Step 5: Track Responses and Adjust
Scheduling’s only half the battle. If nobody responds, you’re just sending emails into the void.
- Check the “Reports” or “Analytics” tab regularly.
- Watch for drop-offs: if response rates tank, your survey is too long, too frequent, or too dull.
- If feedback feels canned or your team’s griping, revisit your questions or frequency.
Pro tip: Quarterly is often the sweet spot. Monthly can work for small, tight teams, but gets ignored in big orgs.
Step 6: Edit or Pause Recurring Surveys
Life happens. You might need to change a question, pause for holidays, or stop the survey altogether.
- To edit:
- Most changes (like fixing typos) can be made mid-schedule, but double-check that edits apply to future sends, not past ones.
- To pause or stop:
- Use the “Pause” or “Delete Schedule” option in the survey’s schedule settings.
- If you just delete the survey, you lose all your data—pause is safer.
Pro tip: If you want to tweak questions between sends, duplicate the survey and set up a new schedule. Survey Sparrow isn’t great at versioning.
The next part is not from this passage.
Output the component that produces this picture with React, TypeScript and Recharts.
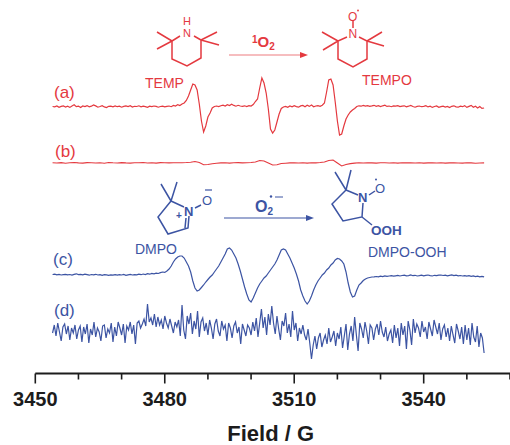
import React from "react";
import { LineChart, Line, XAxis, YAxis } from "recharts";

const RED = "#e4393f";
const BLUE = "#3c54a3";
const INK = "#1c1c1c";
const SANS = "'Liberation Sans', Arial, sans-serif";

const fieldStart = 3454;
const fieldTicks = [3450, 3460, 3470, 3480, 3490, 3500, 3510, 3520, 3530, 3540, 3550, 3560];
const labelledTicks = [3450, 3480, 3510, 3540];

const spectrumA = [
  0.5,0.2,1,-0.3,0.6,1.2,0,0.8,-0.4,1.1,
  2.2,0.3,0.9,-0.5,1,0.4,1.4,0.2,0.8,2,
  1.1,-0.2,0.5,1.3,0.1,-0.6,0.7,0.9,0.2,1,
  0.3,0.8,-0.2,0.6,1.1,0.4,1.3,-0.1,0.7,0.5,
  1.2,0.1,0.9,0.3,-0.3,0.8,0.4,1,0.6,-0.2,
  0.5,0.8,0.1,0.6,1,0.3,1.6,0.9,2.4,1.5,
  3,4,6.5,11,17,23,22,17,3,-14,
  -25,-19,-10,-6,-1,0.5,1,0.4,1.3,1.8,
  1,2.3,1.5,2.8,1.6,0.8,1.7,1,0.6,1.2,
  0.5,1.4,0.9,2.5,5.5,8,19,29,24,14,
  -2,-22,-26,-23,-15,-7,-1.5,0,0.6,-0.3,
  1,0.2,1.3,0.4,-0.2,1.1,1.5,0.3,1.7,0.6,
  1.9,0.2,1,1.4,0.7,1.8,4,15,27,28,
  22,5,-14,-28,-27,-19,-12,-8,-5,-3,
  -1.5,0.5,1.2,0.8,1.6,0.9,1.4,0.6,1.1,1.7,
  0.7,1.3,0.5,1.2,1.8,0.6,1,0.3,1.1,0.8,
  1.4,0.4,0.9,1.2,0.2,0.8,1.5,0.5,-0.2,0.6,
  1,0.3,0.7,1.3,0.1,0.8,-0.4,0.5,1.1,-0.3,
  0.4,0.9,0,0.6,-0.5,0.7,1.2,0.1,-0.2,0.8,
  0.3,1.4,-0.4,0.6,1.6,-0.3,0.7,-1,0.5,-1.4,
  -1,
];

const spectrumB = [
  0.2,0,0.4,-0.2,0.3,0.5,0.1,-0.1,0.4,0.2,
  0,0.3,-0.2,0.5,0.2,0,0.4,0.1,-0.1,0.3,
  0.2,0.5,0,0.3,-0.1,0.4,0.2,0.1,0.3,0.2,
  0.3,0.5,0.8,1.5,0.5,-1.8,-1.5,-0.8,-0.3,0.1,
  0.3,-0.1,0.2,0.4,0.1,0.3,0.5,1,2.5,2,
  0,-2,-1.8,-0.5,-0.2,0.1,0.3,0,0.2,-0.1,
  0.3,0.1,0.5,1,2.5,3,0,-3,-1.5,-0.6,
  -0.1,0.2,0,0.3,0.1,-0.1,0.2,0.3,0,0.2,
  -0.1,0.2,0.1,0.3,0,0.2,-0.1,0.1,0.3,0,
  0.2,-0.1,0.1,0.2,0,-0.1,0.2,0.1,-0.2,0,
  0.1,
];

const spectrumC = [
  -0.5,-0.2,-0.8,-0.4,-1,-0.6,-0.3,-0.9,-0.5,-1.1,
  -0.4,0.2,-0.6,-0.3,-0.9,-0.2,-0.7,-1.2,-0.5,-0.8,
  -0.3,-1,-0.6,-1.3,-0.7,-0.9,-1.4,-0.8,-1.1,-0.6,
  -1.2,-0.7,-1,-0.5,-1.3,-0.8,-0.4,-1,-0.6,-0.9,
  -0.2,-0.7,0,-0.5,0.3,-0.2,0.6,0.2,0.9,0.5,
  1.4,2,1.6,3,5,8,12,15,17,18,
  18,16,12,8,2,-7,-14,-17,-16,-13.5,
  -11,-8,-5.5,-3,-1,2,5,8,12,16,
  20,25,26,24,20,16,10,3,-5,-13,
  -20,-26,-28,-24,-19,-14,-10,-7,-4,-2,
  1,4,7,10,14,19,24,25,24,20,
  16,11,6,0,-7,-16,-22,-27,-30,-27,
  -22,-16,-11,-7,-4,-1,1,4,6,9,
  11,14,15.5,15,13,10,2,-9,-18,-23,
  -22,-16,-11,-9,-6.5,-5,-4,-3.5,-3,-2.8,
  -2.5,-2.9,-2.2,-2.6,-1.9,-2.4,-2,-1.6,-2.2,-1.8,
  -1.4,-2,-1.5,-1.2,-1.9,-1.6,-1,-1.7,-1.3,-2,
  -1.6,-1.1,-1.8,-1.4,-1,-1.6,-2,-1.3,-1.7,-1.2,
  -1,-1.5,-1.1,-1.8,-1.3,-0.9,-1.6,-1.2,-1.9,-1.5,
  -2,-1.6,-2.2,-1.7,-2.4,-1.9,-2.6,-2.1,-2.8,-2.3,
  -2.8,
];

const spectrumD = [
  -2,6,-5,8,-1,-10,4,7,-3,5,
  -9,3,-2,6,-8,1,5,-11,4,-3,
  7,-12,2,-4,9,-6,3,-1,-10,5,
  6,-7,2,-2,8,-11,4,-5,9,3,
  -4,7,-12,5,1,9,-3,6,-13,8,
  10,3,7,12,5,27,9,13,6,17,
  4,14,6,11,2,15,8,3,12,5,
  -2,9,4,11,-5,26,1,-8,15,7,
  18,-3,10,2,20,-6,9,13,0,8,
  -4,11,3,-8,7,12,0,-5,10,2,
  6,-10,8,3,-7,5,9,-2,4,-13,
  7,1,-5,6,3,-4,9,0,13,-6,
  8,22,3,14,-4,17,6,25,8,-3,
  15,2,-9,10,5,18,-2,7,-6,20,
  1,8,-10,3,-3,6,-4,-9,2,-12,
  -28,-14,-5,-18,-7,-2,-16,-9,-4,-13,
  3,-11,-6,0,-15,-2,-8,4,-17,-5,
  7,-19,-3,5,-10,14,-4,-20,8,2,
  -7,9,0,-13,6,3,-9,2,7,-4,
  10,-1,-6,4,-10,-3,1,-12,6,-7,
  3,-15,8,-4,5,-18,10,1,-14,12,
  -2,7,3,-6,10,-1,4,-8,9,2,
  -5,11,4,-3,8,-9,2,6,-6,3,
  -10,5,-4,-12,7,0,-8,4,-13,6,
  -9,3,-14,8,-6,-11,5,-16,-2,-7,
  -22,
];

const table = (values: number[], step: number, offset: number) =>
  values.map((v, i) => ({ field: fieldStart + i * step, signal: offset + v }));

const dataA = table(spectrumA, 0.5, 266.5);
const dataB = table(spectrumB, 1, 210.5);
const dataC = table(spectrumC, 0.5, 99.5);
const dataD = table(spectrumD, 0.4, 42.5);

const FieldTick = (props: any) => {
  const { x, y, payload } = props;
  const labelled = labelledTicks.includes(payload.value);
  return (
    <g>
      <line x1={x} x2={x} y1={y} y2={y + (labelled ? 10 : 6)} stroke={INK} strokeWidth={1.6} />
      {labelled && (
        <text x={x} y={y + 32} textAnchor="middle" fontFamily={SANS} fontWeight={700} fontSize={20} fill={INK}>
          {payload.value}
        </text>
      )}
    </g>
  );
};

const Bonds = ({ color, paths }: { color: string; paths: string[] }) => (
  <g fill="none" stroke={color} strokeWidth={1.5}>
    {paths.map((d) => (
      <path key={d} d={d} />
    ))}
  </g>
);

const Label = ({ x, y, text, color, size = 14, weight = 400 }: any) => (
  <text x={x} y={y} fill={color} fontFamily={SANS} fontSize={size} fontWeight={weight}>
    {text}
  </text>
);

const Annotations = () => (
  <svg width={510} height={445} style={{ position: "absolute", left: 0, top: 0, pointerEvents: "none" }}>
    {/* TEMP */}
    <Bonds color={RED} paths={[
      "M180 36L172 41V59L187 66L201 58V40L194 36",
      "M172 41L157 32M172 41L157 49",
      "M201 40L217 32M201 40L219 45",
    ]} />
    <Label x={183} y={24.5} text="H" color={RED} size={11} />
    <Label x={183} y={37} text="N" color={RED} size={11} />
    {/* 1O2 arrow */}
    <line x1={229} y1={55} x2={302} y2={55} stroke="#ee7c80" strokeWidth={1.2} />
    <path d="M300 52L308 55L300 58Z" fill={RED} />
    <text x={252} y={47} fill={RED} fontFamily={SANS} fontWeight={700} fontSize={15}>
      <tspan fontSize={10} dy={-4}>1</tspan>
      <tspan dy={4}>O</tspan>
      <tspan fontSize={10} dy={3}>2</tspan>
    </text>
    {/* TEMPO */}
    <Bonds color={RED} paths={[
      "M347 37L338 41V59L353 67L367 59V41L359 37",
      "M338 41L322 32M338 41L323 50",
      "M367 41L382 32M367 41L384 46",
      "M353 21V28",
    ]} />
    <Label x={348} y={21} text="O" color={RED} size={12} />
    <Label x={348.5} y={38} text="N" color={RED} size={12} />
    <circle cx={358} cy={10.5} r={0.9} fill={RED} />
    <Label x={145} y={88} text="TEMP" color={RED} />
    <Label x={362} y={85} text="TEMPO" color={RED} />
    <Label x={54} y={97.5} text="(a)" color={RED} size={17} />
    <Label x={55} y={156.5} text="(b)" color={RED} size={17} />

    {/* DMPO */}
    <Bonds color={BLUE} paths={[
      "M171 201L161 184M171 201L177 182",
      "M171 201L158 217L168 234L188 228L189 216",
      "M171 201L184 207M185 228L186 218",
      "M195 208L201 205",
    ]} />
    <Label x={184} y={216} text="N" color={BLUE} size={13} weight={700} />
    <Label x={176} y={219} text="+" color={BLUE} size={10} weight={700} />
    <Label x={202} y={205} text="O" color={BLUE} size={13} />
    <line x1={205} y1={190} x2={212} y2={190} stroke={BLUE} strokeWidth={1.2} />
    {/* O2 arrow */}
    <line x1={224} y1={218} x2={309} y2={218} stroke={BLUE} strokeWidth={1.2} />
    <path d="M306 215L314 218L306 221Z" fill={BLUE} />
    <text x={255} y={212} fill={BLUE} fontFamily={SANS} fontWeight={700} fontSize={16}>
      <tspan>O</tspan>
      <tspan fontSize={10} dy={3}>2</tspan>
    </text>
    <circle cx={271} cy={196.5} r={1.2} fill={BLUE} />
    <line x1={275} y1={197} x2={283} y2={197} stroke={BLUE} strokeWidth={1} />
    {/* DMPO-OOH */}
    <Bonds color={BLUE} paths={[
      "M346 190L335 172M346 190L351 170",
      "M346 190L332 204L343 221L362 217L363 203",
      "M346 190L358 195",
      "M362 217L372 225",
      "M369 195L375 191",
    ]} />
    <Label x={358} y={202} text="N" color={BLUE} size={13} weight={700} />
    <Label x={375} y={193} text="O" color={BLUE} size={13} />
    <circle cx={376} cy={179.5} r={1} fill={BLUE} />
    <Label x={371} y={235} text="OOH" color={BLUE} size={13.5} weight={700} />
    <Label x={135} y={254} text="DMPO" color={BLUE} />
    <Label x={368} y={257} text="DMPO-OOH" color={BLUE} />
    <Label x={53} y={265} text="(c)" color={BLUE} size={17} />
    <Label x={54} y={316} text="(d)" color={BLUE} size={17} />
  </svg>
);

export default function App() {
  return (
    <div style={{ position: "absolute", left: 0, top: 0, width: 510, height: 445, background: "#fff", overflow: "hidden" }}>
      <LineChart width={510} height={445} margin={{ top: 0, right: 0, bottom: 0, left: 35.3 }}>
        <XAxis
          dataKey="field"
          type="number"
          domain={[3450, 3560]}
          ticks={fieldTicks}
          interval={0}
          height={71.5}
          tick={<FieldTick />}
          tickSize={0}
          tickMargin={0}
          tickLine={false}
          axisLine={{ stroke: INK, strokeWidth: 1.8 }}
          allowDataOverflow
          label={{
            value: "Field / G",
            position: "insideBottom",
            offset: 4,
            dx: -2,
            style: { fontFamily: SANS, fontWeight: 700, fontSize: 22, fill: INK },
          }}
        />
        <YAxis hide type="number" domain={[0, 373.5]} />
        <Line data={dataA} dataKey="signal" stroke={RED} strokeWidth={1.2} dot={false} isAnimationActive={false} />
        <Line data={dataB} dataKey="signal" stroke={RED} strokeWidth={1.1} dot={false} isAnimationActive={false} />
        <Line data={dataC} dataKey="signal" stroke={BLUE} strokeWidth={1.2} dot={false} isAnimationActive={false} />
        <Line data={dataD} dataKey="signal" stroke={BLUE} strokeWidth={1.2} dot={false} isAnimationActive={false} />
      </LineChart>
      <Annotations />
    </div>
  );
}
What Works Well (and What Doesn’t)
Works well: - Automating routine feedback—set it and forget it (mostly) - Clean, user-friendly dashboards for tracking responses - Integrations with Slack, Teams, and email platforms
What to watch for: - Scheduling UI can be confusing—double-check your settings - Versioning is clunky; edits to live surveys don’t always apply retroactively - Too-frequent surveys lead to “survey fatigue” fast
Ignore: - Fancy themes and branding—nobody cares if your pulse survey has a gradient background - Overly complex logic for pulse surveys—keep it simple
Keep It Simple and Iterate
Recurring pulse surveys can be powerful, but complexity is your enemy. Start basic: a short survey, sent at a sensible interval, with a single reminder. See what works, then tweak.
Don’t get seduced by every bell and whistle—most people just want a quick, easy way to give feedback. If you’re overwhelmed, dial it back. Consistency beats perfection every time.